Reforço da aliança anti-Ocidente
Junto com a Rússia e o Irã, a Coreia do Norte é um dos países mais sancionados do mundo. O país asiático vem sendo sistematicamente alvo da ONU e do Ocidente nas últimas décadas por conta do desenvolvimento do seu programa de armas nucleares. Ao comentar a viagem do líder russo a Pyongyang, o secretário-geral da Otan, Jens Stoltenberg, declarou que ela representa "um desafio à segurança global".
Para a pesquisadora de política russa, Giovana Branco, o pacto assinado por Putin e Kim Jong-un é uma oposição à aliança militar ocidental e “representa esse novo momento nas relações de poder na região da Ásia”.
Segundo a analista, a movimentação russa na Ásia tem como objetivo expandir a sua influência, “mas, mais do que isso, de afirmar, ou se reafirmar, enquanto uma grande potência neste momento, neste contexto em que este status vem sendo questionado a todo momento, principalmente pelos países ocidentais”. “Então esta aliança agora, este pacto, de defesa mútua, é muito parecido com o que a gente vê entre os países membros da Otan”, acrescenta.
Na véspera da visita, o presidente russo publicou um artigo na mídia norte-coreana destacando que considera a Coreia do Norte uma “firme aliada na luta contra a hegemonia ocidental” e na defesa de uma ordem multipolar. Para a pesquisadora Giovana Branco, a aproximação com a Coreia do Norte busca reforçar o status de potência da Rússia junto aos países do Sul global.

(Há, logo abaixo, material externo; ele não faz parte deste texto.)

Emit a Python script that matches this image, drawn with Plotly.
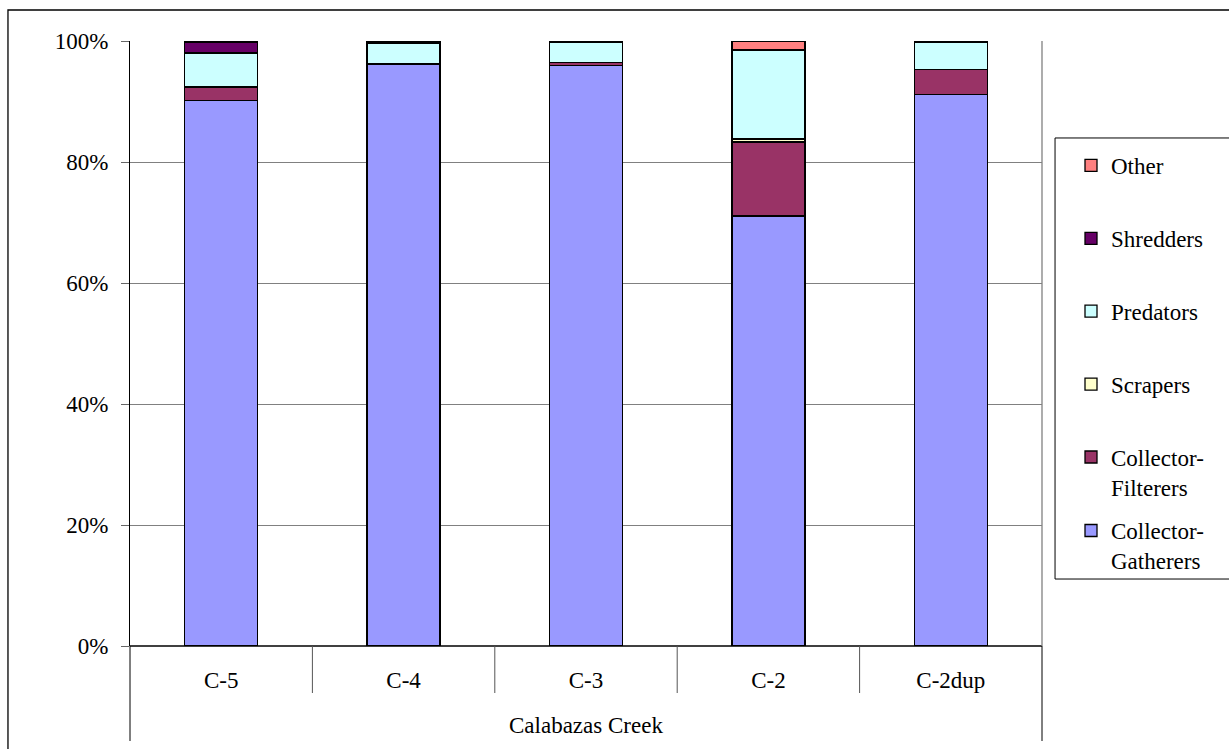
import plotly.graph_objects as go

# Functional feeding groups at each Calabazas Creek station (percent of individuals)
stations = ["C-5", "C-4", "C-3", "C-2", "C-2dup"]
site = "Calabazas Creek"

collector_gatherers = [90.2, 96.2, 96.0, 71.1, 91.2]
collector_filterers = [2.2, 0.1, 0.4, 12.2, 4.1]
scrapers = [0.0, 0.0, 0.0, 0.5, 0.0]
predators = [5.6, 3.3, 3.4, 14.7, 4.5]
shredders = [1.8, 0.1, 0.1, 0.0, 0.1]
other = [0.2, 0.3, 0.1, 1.5, 0.1]

series = [
    ("Collector-<br>Gatherers", collector_gatherers, "#9999FF", "legend2"),
    ("Collector-<br>Filterers", collector_filterers, "#993366", "legend"),
    ("Scrapers", scrapers, "#FFFFCC", "legend"),
    ("Predators", predators, "#CCFFFF", "legend"),
    ("Shredders", shredders, "#660066", "legend"),
    ("Other", other, "#FF8080", "legend"),
]

FONT = "Liberation Serif, Times New Roman, serif"
FS = 23

fig = go.Figure()
for i, (name, vals, color, leg) in enumerate(series):
    fig.add_trace(go.Bar(
        x=stations, y=vals, name=name,
        marker=dict(color=color, line=dict(color="black", width=1.3)),
        width=0.4, legendgroup=f"g{i}", legend=leg,
        legendrank=100 - i,  # top of the stack listed first
    ))

legend_common = dict(
    xanchor="left", yanchor="top",
    traceorder="grouped", tracegroupgap=40,
    borderwidth=0, bgcolor="rgba(0,0,0,0)",
    font=dict(family=FONT, size=FS, color="black"),
    valign="top", itemwidth=30,
)

fig.update_layout(
    barmode="stack",
    width=1229, height=749,
    margin=dict(l=130, r=187, t=41, b=103),
    paper_bgcolor="white", plot_bgcolor="white",
    font=dict(family=FONT, size=FS, color="black"),
    showlegend=True,
    legend=dict(x=1.0318, y=0.8298, **legend_common),
    legend2=dict(x=1.0318, y=0.2264, **legend_common),
    xaxis=dict(
        type="category", showgrid=False, showline=False, zeroline=False,
        ticks="", tickfont=dict(family=FONT, size=FS), ticklabelstandoff=18,
    ),
    yaxis=dict(
        range=[0, 100], tickvals=[0, 20, 40, 60, 80, 100],
        ticktext=["0%", "20%", "40%", "60%", "80%", "100%"],
        showgrid=True, gridcolor="#808080", gridwidth=1,
        showline=True, linecolor="black", linewidth=1,
        ticks="outside", ticklen=8, tickcolor="#666666",
        ticklabelstandoff=8, zeroline=False,
        tickfont=dict(family=FONT, size=FS),
    ),
)

shapes = []
# bottom axis line and right edge of the plot area
shapes.append(dict(type="line", xref="paper", yref="paper", x0=0, x1=1, y0=0, y1=0,
                   line=dict(color="black", width=1.3)))
shapes.append(dict(type="line", xref="paper", yref="paper", x0=1, x1=1, y0=0, y1=1,
                   line=dict(color="#808080", width=1.3)))
# dividers between station labels
for k in range(1, len(stations)):
    xk = k / len(stations)
    shapes.append(dict(type="line", xref="paper", yref="paper", x0=xk, x1=xk,
                       y0=0, y1=-0.0777, line=dict(color="#555555", width=1)))
# outer dividers for the site group
for xk in (0, 1):
    shapes.append(dict(type="line", xref="paper", yref="paper", x0=xk, x1=xk,
                       y0=0, y1=-0.157, line=dict(color="black", width=1)))
# chart frame
shapes.append(dict(type="rect", xref="paper", yref="paper",
                   x0=-0.1338, x1=1.3, y0=-0.3, y1=1.0512,
                   line=dict(color="black", width=1.3), fillcolor="rgba(0,0,0,0)",
                   layer="below"))
# legend frame
shapes.append(dict(type="rect", xref="paper", yref="paper",
                   x0=1.0143, x1=1.3, y0=0.1107, y1=0.8397,
                   line=dict(color="black", width=1), fillcolor="white",
                   layer="below"))
fig.update_layout(shapes=shapes)

fig.add_annotation(text=site, xref="paper", yref="paper", x=0.5, y=-0.132,
                   showarrow=False, font=dict(family=FONT, size=FS, color="black"),
                   xanchor="center", yanchor="middle")

fig.write_html("out.html")
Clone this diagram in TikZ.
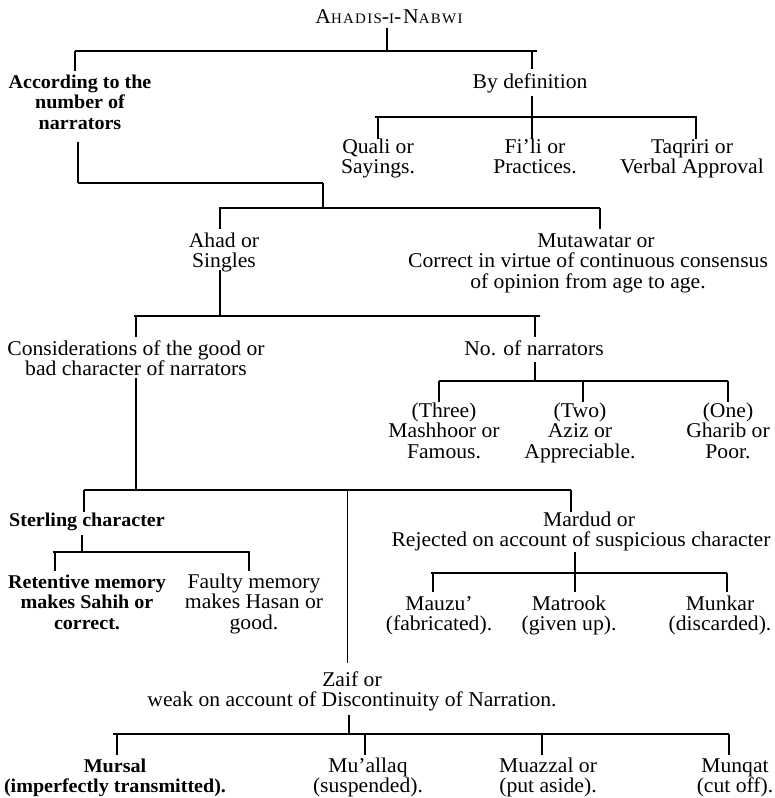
\documentclass[tikz,border=0pt]{standalone}
\usepackage{fontspec}
\setmainfont{Liberation Serif}[FakeStretch=1.03]
\newcommand\fs{\fontsize{21}{20.5}\selectfont}
\newcommand\bfs{\fontsize{19.5}{20.5}\selectfont\bfseries}
\newcommand\smc[1]{{\fontsize{14.5}{15}\selectfont #1}}
\begin{document}
\begin{tikzpicture}[x=1pt,y=-1pt,
  lbl/.style={align=center, inner sep=0pt, anchor=base, font=\fs},
  blbl/.style={align=center, inner sep=0pt, anchor=base, font=\bfs},
  ln/.style={line width=1.3pt},
  thk/.style={line width=2.2pt}]
\useasboundingbox[fill=white] (0,0) rectangle (775,798);

% ---------- texts (positioned at the baseline of the last line) ----------
\node[lbl] (title) at (389,23) {\addfontfeature{LetterSpace=9}A\smc{HADIS}-\smc{I}-N\smc{ABWI}};
\node[blbl] (acc) at (80,129) {According to the\\number of\\narrators};
\node[lbl] (bydef) at (530,88) {By definition};
\node[lbl] (quali) at (378,173.5) {Quali or\\Sayings.};
\node[lbl] (fili) at (535,173.5) {Fi'li or\\Practices.};
\node[lbl] (taq) at (692,173.5) {Taqriri or\\Verbal Approval};
\node[lbl] (ahad) at (224,267.5) {Ahad or\\Singles};
\node[lbl] (muta) at (588,288) {\hspace*{16pt}Mutawatar or\\Correct in virtue of continuous consensus\\of opinion from age to age.};
\node[lbl] (cons) at (136,375.5) {Considerations of the good or\\bad character of narrators};
\node[lbl] (nonar) at (534,355) {No. of narrators};
\node[lbl] (three) at (444,458) {(Three)\\Mashhoor or\\Famous.};
\node[lbl] (two) at (580,458) {(Two)\\Aziz or\\Appreciable.};
\node[lbl] (one) at (728,458) {(One)\\Gharib or\\Poor.};
\node[blbl] (sterl) at (87,526) {Sterling character};
\node[lbl] (mard) at (581,546.5) {\hspace*{16pt}Mardud or\\Rejected on account of suspicious character};
\node[blbl] (ret) at (87,629) {Retentive memory\\makes Sahih or\\correct.};
\node[lbl] (faul) at (254,629) {Faulty memory\\makes Hasan or\\good.};
\node[lbl] (mauz) at (439,630.5) {Mauzu'\\(fabricated).};
\node[lbl] (matr) at (569,630.5) {Matrook\\(given up).};
\node[lbl] (munk) at (720,630.5) {Munkar\\(discarded).};
\node[lbl] (zaif) at (352,706.5) {Zaif or\\weak on account of Discontinuity of Narration.};
\node[blbl] (murs) at (115,792.5) {Mursal\\(imperfectly transmitted).};
\node[lbl] (mual) at (368,792.5) {Mu'allaq\\(suspended).};
\node[lbl] (muaz) at (548,792.5) {Muazzal or\\(put aside).};
\node[lbl] (munq) at (735,792.5) {Munqat\\(cut off).};

% ---------- connector points ----------
% root
\coordinate (r0) at (387,28); \coordinate (r1) at (387,51);
\coordinate (rL) at (75,51);  \coordinate (rR) at (537,51);
\coordinate (rd1) at (75,71); \coordinate (rd2) at (532,69);
% by definition
\coordinate (b0) at (532,96); \coordinate (b1) at (532,117);
\coordinate (bL) at (375,117); \coordinate (bR) at (697,117);
\coordinate (bd1) at (378,139); \coordinate (bd2) at (532,139); \coordinate (bd3) at (696,139);
% according
\coordinate (a0) at (78,142); \coordinate (a1) at (78,183);
\coordinate (a2) at (323,183); \coordinate (a3) at (323,208);
\coordinate (nL) at (219,208); \coordinate (nR) at (600,208);
\coordinate (nd1) at (220,229); \coordinate (nd2) at (600,229);
% ahad
\coordinate (h0) at (220,270); \coordinate (h1) at (220,316);
\coordinate (hL) at (134,316); \coordinate (hR) at (540,316);
\coordinate (hd1) at (136,337); \coordinate (hd2) at (535,337);
% no. of narrators
\coordinate (o0) at (535,362); \coordinate (o1) at (535,381);
\coordinate (oL) at (439,381); \coordinate (oR) at (728,381);
\coordinate (od1) at (439,402); \coordinate (od2) at (583,402); \coordinate (od3) at (728,402);
% considerations
\coordinate (c0) at (136,378); \coordinate (c1) at (136,490);
\coordinate (cL) at (84,490); \coordinate (cR) at (571,490);
\coordinate (cd1) at (84,512); \coordinate (cd2) at (347,663); \coordinate (cd3) at (571,512);
% sterling
\coordinate (s0) at (82,535); \coordinate (s1) at (82,552);
\coordinate (sL) at (53,552); \coordinate (sR) at (250,552);
\coordinate (sd1) at (55,571); \coordinate (sd2) at (249,571);
% mardud
\coordinate (m0) at (575,552); \coordinate (m1) at (575,573);
\coordinate (mL) at (431,573); \coordinate (mR) at (727,573);
\coordinate (md1) at (433,592); \coordinate (md2) at (575,592); \coordinate (md3) at (727,592);
% zaif
\coordinate (z0) at (349,715); \coordinate (z1) at (349,734);
\coordinate (zL) at (113,734); \coordinate (zR) at (729,734);
\coordinate (zd1) at (117,755); \coordinate (zd2) at (365,755); \coordinate (zd3) at (542,755); \coordinate (zd4) at (729,755);

% ---------- connectors ----------
\draw[ln] (r0) -- (r1);
\draw[ln] (rL) -- (rR);
\draw[ln] (rL -| rd1) -- (rd1);
\draw[ln] (rL -| rd2) -- (rd2);

\draw[ln] (b0) -- (b1);
\draw[ln] (bL) -- (bR);
\draw[ln] (bL -| bd1) -- (bd1);
\draw[ln] (bL -| bd2) -- (bd2);
\draw[ln] (bL -| bd3) -- (bd3);

\draw[thk] (a0) -- (a1);
\draw[ln] (a1) -- (a2);
\draw[ln] (a2) -- (a3);
\draw[ln] (nL) -- (nR);
\draw[ln] (nL -| nd1) -- (nd1);
\draw[ln] (nL -| nd2) -- (nd2);

\draw[ln] (h0) -- (h1);
\draw[ln] (hL) -- (hR);
\draw[ln] (hL -| hd1) -- (hd1);
\draw[ln] (hL -| hd2) -- (hd2);

\draw[ln] (o0) -- (o1);
\draw[ln] (oL) -- (oR);
\draw[ln] (oL -| od1) -- (od1);
\draw[ln] (oL -| od2) -- (od2);
\draw[ln] (oL -| od3) -- (od3);

\draw[thk] (c0) -- (c1);
\draw[ln] (cL) -- (cR);
\draw[ln] (cL -| cd1) -- (cd1);
\draw[line width=0.9pt] (cL -| cd2) -- (cd2);
\draw[ln] (cL -| cd3) -- (cd3);

\draw[ln] (s0) -- (s1);
\draw[thk] (sL) -- (sR);
\draw[ln] (sL -| sd1) -- (sd1);
\draw[ln] (sL -| sd2) -- (sd2);

\draw[ln] (m0) -- (m1);
\draw[ln] (mL) -- (mR);
\draw[ln] (mL -| md1) -- (md1);
\draw[ln] (mL -| md2) -- (md2);
\draw[ln] (mL -| md3) -- (md3);

\draw[ln] (z0) -- (z1);
\draw[thk] (zL) -- (zR);
\draw[ln] (zL -| zd1) -- (zd1);
\draw[ln] (zL -| zd2) -- (zd2);
\draw[ln] (zL -| zd3) -- (zd3);
\draw[ln] (zL -| zd4) -- (zd4);
\end{tikzpicture}
\end{document}
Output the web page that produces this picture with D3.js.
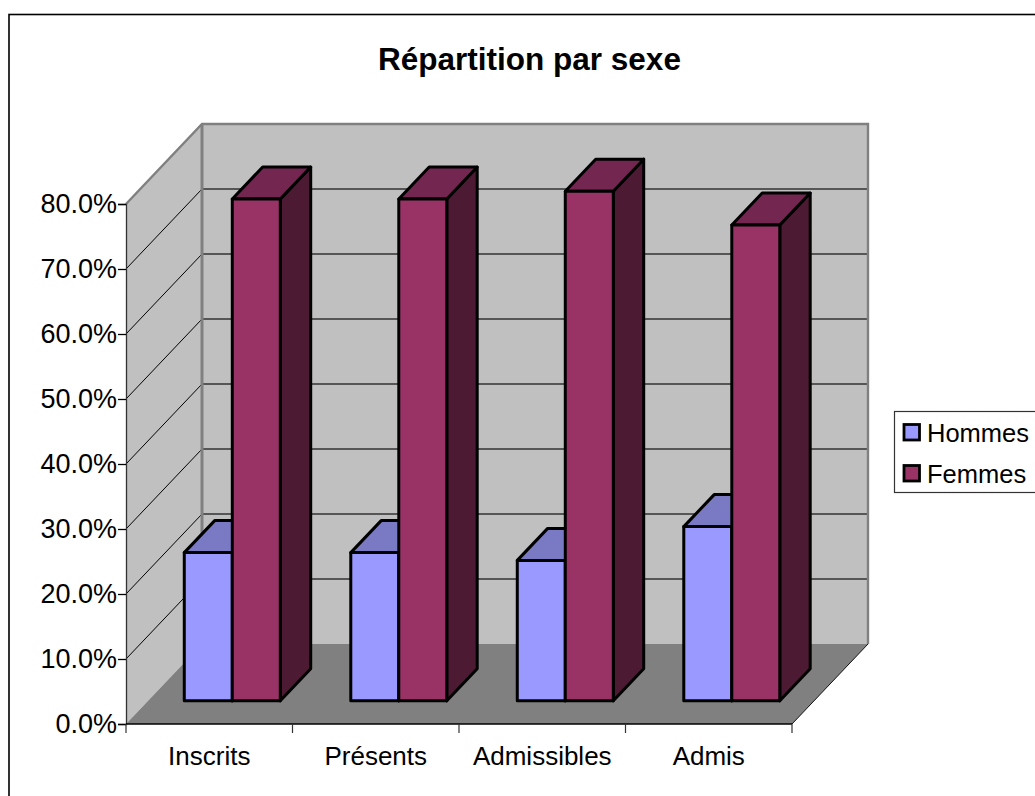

Neste sentido, para Giovana Branco, a aproximação com a Coreia do Norte tem dois aspectos importantes. O primeiro é o de colocar a Rússia como uma potência “capaz de trazer outros países para a própria esfera de influência, de ter uma atuação política, econômica e militar em várias regiões do mundo”.
“Mas também tem uma questão simbólica e política, que é a escolha de fato de qual país o Putin está indo fazer visitas e criar alianças. Então, ao escolher a Coreia do Norte, que é compreendida como um Estado pária para os países ocidentais, a Rússia também dá um recado de que agora esses outros países que foram deixados de lado pelo sistema ocidental de poder poderiam sim ser alvos importantes da parceria da Rússia”, completa a pesquisadora.